Avv. Barbara Pirelli del Foro di Taranto; email: barbara.pirelli@gmail.com
Come accade nella maggior parte dei casi, in sede di separazione la casa familiare viene assegnata alla madre collocataria dei figli. Ciò che si vuole tutelare non è  l'interesse della ex consorte ma quello dei figli  a cui si vuole garantire che possano completare il loro percorso di crescita nello stesso ambiente in cui si è formata la famiglia, evitando  o cercando di ridurre il trauma psicologico che può loro derivare  da una separazione.

Ci sono però ipotesi in cui anche il genitore collocatario dei figli potrebbe vedersi revocare l'assegnazione della casa coniugale.
Ai sensi dell'art. 155 quater, coma 1, questo può accadere ad esempio quando l'assegnatario non abiti o cessi di vivere stabilmente nella casa familiare.
Tuttavia il Giudice, prima di procedere alla revoca dell'assegnazione della casa, per qualsivoglia ragione, deve comunque verificare che il provvedimento richiesto non contrasti con i preminenti interessi della prole affidata o convivente con l'assegnatario.  Inoltre, il coniuge che chiede la revoca deve provare gli eventi che legittimano la sua domanda e la prova deve essere particolarmente rigorosa.

Nel caso esaminato dalla corte d'appello di Catania, era stato disposto lo sconto di un minore il quale aveva riferito che sua madre aveva iniziato una relazione con un nuovo compagno.
Nel corso del giudizio  infatti era stato disposto l'ascolto del minore (cosa possibile  quando questi ha già compiuto dodici anni oppure, se infradodicenne, se capace di discernimento).
Sta di fatto però che il minore all'interno del giudizio di separazione non è sentito come testimone ma come portatore di un interesse proprio.

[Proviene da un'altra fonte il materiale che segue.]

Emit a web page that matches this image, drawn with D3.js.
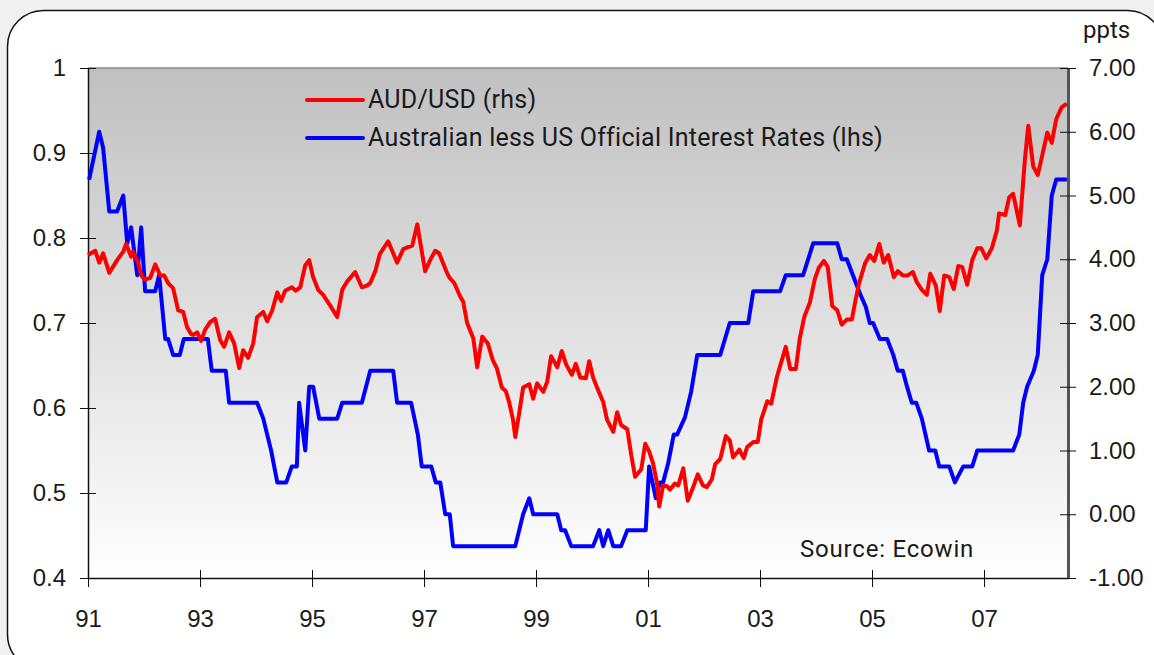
<!DOCTYPE html>
<html>
<head>
<meta charset="utf-8">
<script src="https://cdn.jsdelivr.net/npm/d3@7"></script>
<style>
  body { margin: 0; background: #f0f0f0; }
  svg { display: block; font-family: Roboto, "Noto Sans", sans-serif; }
  .axis text { font-size: 24px; fill: #1a1a1a; }
</style>
</head>
<body>
<script>
// AUD/USD (decimal year, value on the left scale)
var audDates = [1991.00, 1991.13, 1991.20, 1991.27, 1991.38, 1991.52, 1991.63, 1991.68, 1991.77, 1991.80,
  1991.89, 1991.95, 1992.02, 1992.11, 1992.20, 1992.29, 1992.36, 1992.43, 1992.52, 1992.61,
  1992.70, 1992.77, 1992.84, 1992.88, 1992.95, 1993.02, 1993.09, 1993.18, 1993.27, 1993.36,
  1993.43, 1993.52, 1993.61, 1993.70, 1993.77, 1993.86, 1993.95, 1994.02, 1994.13, 1994.20,
  1994.29, 1994.38, 1994.45, 1994.52, 1994.64, 1994.71, 1994.79, 1994.88, 1994.95, 1995.02,
  1995.11, 1995.20, 1995.32, 1995.45, 1995.54, 1995.63, 1995.77, 1995.89, 1995.98, 1996.04,
  1996.13, 1996.21, 1996.36, 1996.45, 1996.52, 1996.63, 1996.70, 1996.79, 1996.88, 1997.02,
  1997.11, 1997.20, 1997.27, 1997.41, 1997.46, 1997.54, 1997.64, 1997.70, 1997.77, 1997.88,
  1997.95, 1998.04, 1998.14, 1998.23, 1998.30, 1998.39, 1998.46, 1998.52, 1998.59, 1998.63,
  1998.70, 1998.77, 1998.88, 1998.95, 1999.02, 1999.13, 1999.20, 1999.27, 1999.38, 1999.46,
  1999.54, 1999.64, 1999.71, 1999.79, 1999.89, 1999.95, 2000.02, 2000.11, 2000.20, 2000.27,
  2000.38, 2000.45, 2000.52, 2000.63, 2000.70, 2000.77, 2000.88, 2000.95, 2001.02, 2001.09,
  2001.16, 2001.20, 2001.27, 2001.34, 2001.39, 2001.48, 2001.54, 2001.63, 2001.71, 2001.79,
  2001.89, 2001.98, 2002.05, 2002.14, 2002.20, 2002.29, 2002.39, 2002.46, 2002.52, 2002.63,
  2002.71, 2002.77, 2002.88, 2002.96, 2003.02, 2003.13, 2003.20, 2003.30, 2003.46, 2003.54,
  2003.64, 2003.71, 2003.79, 2003.89, 2003.98, 2004.05, 2004.14, 2004.21, 2004.29, 2004.38,
  2004.46, 2004.55, 2004.64, 2004.70, 2004.77, 2004.88, 2004.96, 2005.04, 2005.13, 2005.21,
  2005.29, 2005.39, 2005.46, 2005.55, 2005.64, 2005.73, 2005.80, 2005.89, 2005.98, 2006.04,
  2006.14, 2006.21, 2006.29, 2006.38, 2006.46, 2006.54, 2006.61, 2006.70, 2006.79, 2006.88,
  2006.95, 2007.04, 2007.14, 2007.23, 2007.27, 2007.38, 2007.45, 2007.52, 2007.64, 2007.73,
  2007.79, 2007.88, 2007.96, 2008.05, 2008.13, 2008.21, 2008.29, 2008.39, 2008.48];
var audValues = [0.780, 0.785, 0.771, 0.782, 0.759, 0.774, 0.784, 0.793, 0.778, 0.784,
  0.772, 0.756, 0.751, 0.753, 0.769, 0.756, 0.756, 0.747, 0.741, 0.715,
  0.713, 0.695, 0.687, 0.686, 0.689, 0.679, 0.692, 0.701, 0.705, 0.680,
  0.672, 0.689, 0.676, 0.647, 0.668, 0.659, 0.676, 0.707, 0.713, 0.702,
  0.715, 0.736, 0.726, 0.738, 0.742, 0.738, 0.742, 0.768, 0.774, 0.754,
  0.739, 0.733, 0.721, 0.707, 0.739, 0.749, 0.760, 0.742, 0.744, 0.747,
  0.761, 0.781, 0.796, 0.782, 0.771, 0.787, 0.789, 0.791, 0.816, 0.761,
  0.774, 0.785, 0.782, 0.759, 0.753, 0.747, 0.732, 0.725, 0.700, 0.682,
  0.648, 0.684, 0.676, 0.656, 0.647, 0.624, 0.620, 0.607, 0.586, 0.566,
  0.594, 0.624, 0.628, 0.611, 0.629, 0.619, 0.631, 0.661, 0.648, 0.667,
  0.651, 0.639, 0.652, 0.636, 0.635, 0.655, 0.636, 0.621, 0.607, 0.586,
  0.572, 0.595, 0.580, 0.575, 0.545, 0.519, 0.528, 0.558, 0.549, 0.535,
  0.512, 0.484, 0.509, 0.508, 0.504, 0.511, 0.509, 0.529, 0.491, 0.504,
  0.522, 0.509, 0.507, 0.516, 0.534, 0.540, 0.567, 0.562, 0.542, 0.551,
  0.541, 0.554, 0.560, 0.560, 0.586, 0.608, 0.605, 0.636, 0.672, 0.646,
  0.646, 0.682, 0.707, 0.724, 0.752, 0.765, 0.773, 0.766, 0.720, 0.715,
  0.698, 0.704, 0.704, 0.725, 0.747, 0.771, 0.780, 0.773, 0.793, 0.771,
  0.780, 0.754, 0.761, 0.756, 0.756, 0.760, 0.748, 0.739, 0.733, 0.758,
  0.744, 0.714, 0.756, 0.754, 0.740, 0.767, 0.766, 0.745, 0.774, 0.788,
  0.788, 0.776, 0.788, 0.809, 0.829, 0.827, 0.848, 0.852, 0.815, 0.892,
  0.932, 0.884, 0.874, 0.900, 0.924, 0.912, 0.940, 0.954, 0.958];

// Australian less US official rates, ppts (right scale)
var rateDates = [1991.02, 1991.20, 1991.27, 1991.38, 1991.52, 1991.63, 1991.70, 1991.77, 1991.88, 1991.95,
  1992.02, 1992.20, 1992.27, 1992.38, 1992.43, 1992.52, 1992.64, 1992.71, 1993.14, 1993.21,
  1993.46, 1993.52, 1994.02, 1994.13, 1994.27, 1994.38, 1994.54, 1994.64, 1994.73, 1994.77,
  1994.88, 1994.95, 1995.02, 1995.13, 1995.45, 1995.54, 1995.89, 1996.04, 1996.45, 1996.52,
  1996.77, 1996.89, 1996.96, 1997.13, 1997.21, 1997.29, 1997.38, 1997.46, 1997.52, 1998.63,
  1998.77, 1998.88, 1998.95, 1999.38, 1999.45, 1999.52, 1999.63, 2000.02, 2000.13, 2000.20,
  2000.29, 2000.38, 2000.52, 2000.63, 2000.96, 2001.02, 2001.14, 2001.21, 2001.27, 2001.36,
  2001.46, 2001.52, 2001.66, 2001.77, 2001.88, 2002.29, 2002.46, 2002.79, 2002.88, 2003.36,
  2003.46, 2003.77, 2003.95, 2004.38, 2004.46, 2004.55, 2004.66, 2004.79, 2004.89, 2004.96,
  2005.02, 2005.14, 2005.27, 2005.38, 2005.46, 2005.55, 2005.61, 2005.71, 2005.79, 2005.89,
  2006.02, 2006.13, 2006.20, 2006.38, 2006.48, 2006.63, 2006.79, 2006.88, 2007.52, 2007.63,
  2007.70, 2007.77, 2007.89, 2007.96, 2008.04, 2008.13, 2008.21, 2008.29, 2008.48];
var rateValues = [5.25, 6.00, 5.75, 4.75, 4.75, 5.00, 4.25, 4.50, 3.75, 4.50,
  3.50, 3.50, 3.75, 2.75, 2.75, 2.50, 2.50, 2.75, 2.75, 2.25,
  2.25, 1.75, 1.75, 1.50, 1.00, 0.50, 0.50, 0.75, 0.75, 1.75,
  1.00, 2.00, 2.00, 1.50, 1.50, 1.75, 1.75, 2.25, 2.25, 1.75,
  1.75, 1.25, 0.75, 0.75, 0.50, 0.50, 0.00, 0.00, -0.50, -0.50,
  0.00, 0.25, 0.00, 0.00, -0.25, -0.25, -0.50, -0.50, -0.25, -0.50,
  -0.25, -0.50, -0.50, -0.25, -0.25, 0.75, 0.25, 0.50, 0.50, 0.80,
  1.25, 1.25, 1.52, 1.92, 2.50, 2.50, 3.00, 3.00, 3.50, 3.50,
  3.75, 3.75, 4.25, 4.25, 4.00, 4.00, 3.75, 3.45, 3.25, 3.00,
  3.00, 2.75, 2.75, 2.50, 2.25, 2.25, 2.05, 1.75, 1.75, 1.50,
  1.00, 1.00, 0.75, 0.75, 0.50, 0.75, 0.75, 1.00, 1.00, 1.25,
  1.75, 2.00, 2.25, 2.50, 3.75, 4.00, 5.00, 5.25, 5.25];

var leftTicks = [0.4, 0.5, 0.6, 0.7, 0.8, 0.9, 1];
var rightTicks = [-1, 0, 1, 2, 3, 4, 5, 6, 7];
var yearTicks = [1991, 1993, 1995, 1997, 1999, 2001, 2003, 2005, 2007];
var seriesNames = ["AUD/USD (rhs)", "Australian less US Official Interest Rates (lhs)"];
var seriesColors = ["#ff0000", "#0000ff"];

var W = 1154, H = 655;
var margin = {top: 68, right: 86, bottom: 77, left: 88},
    width = W - margin.left - margin.right,
    height = H - margin.top - margin.bottom;

var svg = d3.select("body").append("svg")
    .attr("width", W)
    .attr("height", H);

// rounded white panel
svg.append("rect")
    .attr("x", 7.5).attr("y", 10.5)
    .attr("width", 1156).attr("height", 660)
    .attr("rx", 36).attr("ry", 36)
    .attr("fill", "#fff")
    .attr("stroke", "#111")
    .attr("stroke-width", 1.5);

var defs = svg.append("defs");
var grad = defs.append("linearGradient")
    .attr("id", "bg").attr("x1", 0).attr("y1", 0).attr("x2", 0).attr("y2", 1);
grad.append("stop").attr("offset", "0%").attr("stop-color", "#c0c0c0");
grad.append("stop").attr("offset", "100%").attr("stop-color", "#ffffff");

var g = svg.append("g")
    .attr("transform", "translate(" + margin.left + "," + margin.top + ")");

var x = d3.scaleLinear().domain([1991, 2008.5]).range([0, width]);
var yL = d3.scaleLinear().domain([0.4, 1]).range([height, 0]);
var yR = d3.scaleLinear().domain([-1, 7]).range([height, 0]);

g.append("rect")
    .attr("width", width).attr("height", height)
    .attr("fill", "url(#bg)");

// top edge of plot
g.append("line")
    .attr("x1", 0).attr("x2", width)
    .attr("stroke", "#8a8a8a").attr("stroke-width", 1.5);

// x axis
var xAxis = g.append("g")
    .attr("class", "axis")
    .attr("transform", "translate(0," + height + ")")
    .call(d3.axisBottom(x).tickValues(yearTicks).tickSize(9).tickSizeOuter(0).tickPadding(23)
      .tickFormat(function(d) { return String(d).slice(2); }));
xAxis.selectAll(".tick line").attr("y1", -8).attr("stroke", "#111");
xAxis.select(".domain").attr("stroke", "#111").attr("stroke-width", 1.5);

// left axis
var lAxis = g.append("g")
    .attr("class", "axis")
    .call(d3.axisLeft(yL).tickValues(leftTicks).tickSize(8).tickSizeOuter(0).tickPadding(14)
      .tickFormat(function(d) { return String(d); }));
lAxis.selectAll(".tick line").attr("x1", 8).attr("stroke", "#111");
lAxis.select(".domain").attr("stroke", "#111").attr("stroke-width", 1.5);

// right axis
var rAxis = g.append("g")
    .attr("class", "axis")
    .attr("transform", "translate(" + width + ",0)")
    .call(d3.axisRight(yR).tickValues(rightTicks).tickSize(8).tickSizeOuter(0).tickPadding(13)
      .tickFormat(function(d) { return d.toFixed(2); }));
rAxis.selectAll(".tick line").attr("x1", -8).attr("stroke", "#111");
rAxis.select(".domain").attr("stroke", "#555").attr("stroke-width", 3);

svg.append("text")
    .attr("x", 1083).attr("y", 38)
    .attr("font-size", 24).attr("fill", "#1a1a1a")
    .text("ppts");

// lines
var audLine = d3.line()
    .x(function(d, i) { return x(audDates[i]); })
    .y(function(d) { return yL(d); });
var rateLine = d3.line()
    .x(function(d, i) { return x(rateDates[i]); })
    .y(function(d) { return yR(d); });

g.append("path")
    .datum(rateValues)
    .attr("d", rateLine)
    .attr("fill", "none")
    .attr("stroke", seriesColors[1])
    .attr("stroke-width", 4)
    .attr("stroke-linejoin", "round");

g.append("path")
    .datum(audValues)
    .attr("d", audLine)
    .attr("fill", "none")
    .attr("stroke", seriesColors[0])
    .attr("stroke-width", 4)
    .attr("stroke-linejoin", "round");

// legend
var legend = svg.append("g")
    .attr("font-size", 25)
    .attr("letter-spacing", 0.25)
  .selectAll("g")
  .data(seriesNames)
  .enter().append("g")
    .attr("transform", function(d, i) { return "translate(307," + (100 + i * 38) + ")"; });

legend.append("line")
    .attr("x1", 0).attr("x2", 56)
    .attr("stroke", function(d, i) { return seriesColors[i]; })
    .attr("stroke-width", 4)
    .attr("stroke-linecap", "round");

legend.append("text")
    .attr("x", 61)
    .attr("y", 8)
    .attr("fill", "#1a1a1a")
    .text(function(d) { return d; });

svg.append("text")
    .attr("x", 800).attr("y", 557)
    .attr("font-size", 24).attr("letter-spacing", 0.8).attr("fill", "#1a1a1a")
    .text("Source: Ecowin");
</script>
</body>
</html>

L'audizione del minore quindi non è un atto istruttorio.
E proprio in merito al ruolo del minore, nel giudizio di separazione, la sentenza della Corte di Appello di Catania del 12 dicembre 2013 evidenziato come  il consulente tecnico d'ufficio aveva indebitamente utilizzato le dichiarazioni del minore come prove, esorbitando così dal mandato che gli era stato conferito ed inserendo, in maniera del tutto irregolare, nella sua consulenza una indagine sulla verità o meno dei fatti in contestazione.
Il minore aveva raccontato  che la madre aveva una relazione con un nuovo compagno e il CTU aveva attribuito al minore un ruolo di testimone che assolutamente non è consentito in un giudizio di separazione.
Qui di seguito alcune "sentenze vintage" che puntualizzano l'importanza dell' "ascolto del minore".
Un decreto del Tribunale di Varese del 24 gennaio 2013 ha precisato che l'ascolto del minore non è un mero dovere del giudice sulla base dell'art. 155 sexies c.c. ma è anche un diritto del figlio.
Il convincimento del tribunale varesino si rifà ad una sentenza a sezioni Unite dalla Cassazione (n. 22238/2009) con la quale si afferma la doverosità dell'audizione del minore e il corrispondente obbligo per il giudice di fornire le motivazioni secondo le quali si ritiene di non procedere in tal senso. 
Secondo un'altra sentenza della Cassazione, sentenza n. 13241/2011,sarà il giudice a valutare se ci sia un interesse superiore del figlio minore a non essere esposto al presumibile danno derivante dal coinvolgimento emotivo nella controversia dei genitori.